The Board would have power to create the necessary training bases and all the resources they require. It could secure the coöperation of the Mercantile Marine in connection with training pilots to locate vessels far at sea and under all conditions. It could arrange coöperation with units of the Navy. It could obtain from the Maritime Commission old ships now laid up, which, fitted with automatic steering gears to vary course and abandoned at sea, would provide admirable moving targets for dive bombing.

VI

Sober reflection must always suggest the improbability of an invasion of the United States. However, the possibility of attack must be conceded, and in any event, whether or not we believe in this possibility, the decision has been taken and the expansion program is under way. We are working up to $2,000,000,000 a year for national defense, and it has been stated that next year’s Army and Navy expenditures will reach $3,000,000,000 — almost as much as our total federal expenditures as recently as 1927!

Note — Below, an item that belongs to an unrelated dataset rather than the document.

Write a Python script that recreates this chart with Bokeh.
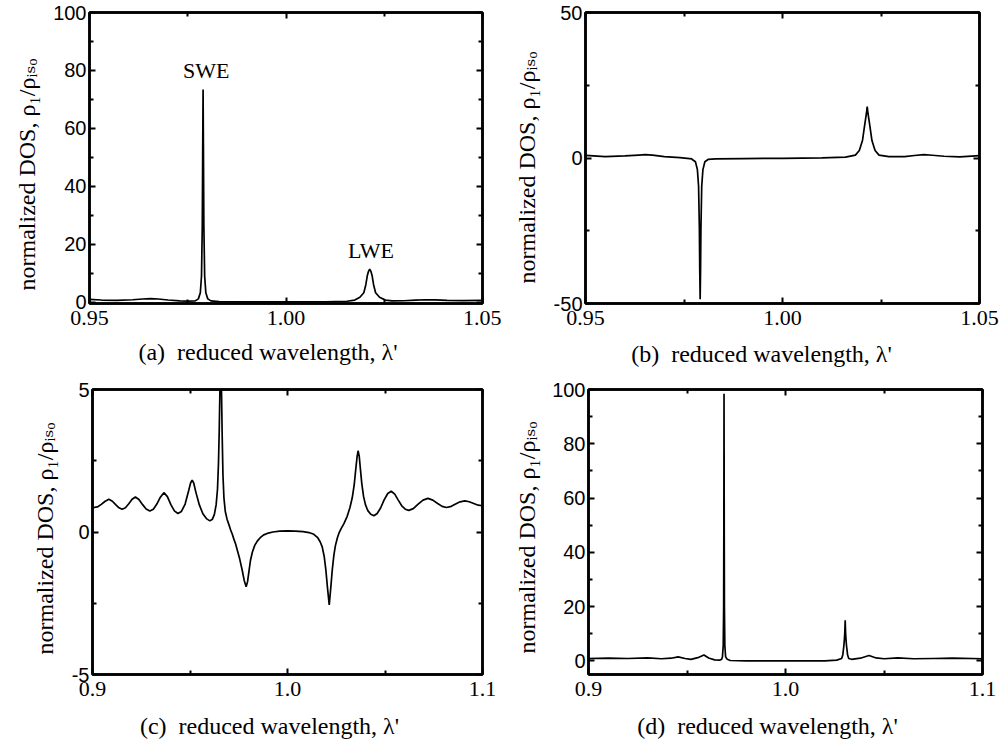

The cost of construction, great as it is, is less than half the story. In the $250,000,000 aircraft expenditure reported on June 12, 1939, for instance, $120,000,000 was for airplanes, and the balance of $130,000,000 was for land, equipment, maintenance facilities, and so forth. An airplane, as a unit, is a cheap weapon of defense; but the upkeep is exceedingly high and the obsolescence endless. It is significant that the Act of April 3, 1939 covering aircraft expenditures authorized $300,000,000 ‘together with such annual appropriations as may be necessary to maintain such air force.’

There must be a limit. The deeper in we get, the greater must be the taxes, the broader must be the tax base. However we look at it, the fact remains that we all have to pay for the protection of our homes.

If our great expansion of air power is to warrant its cost, it must conform to our American needs. It will be a sorry upshot if we squander man power and money on air policies that are outdated at their very inception.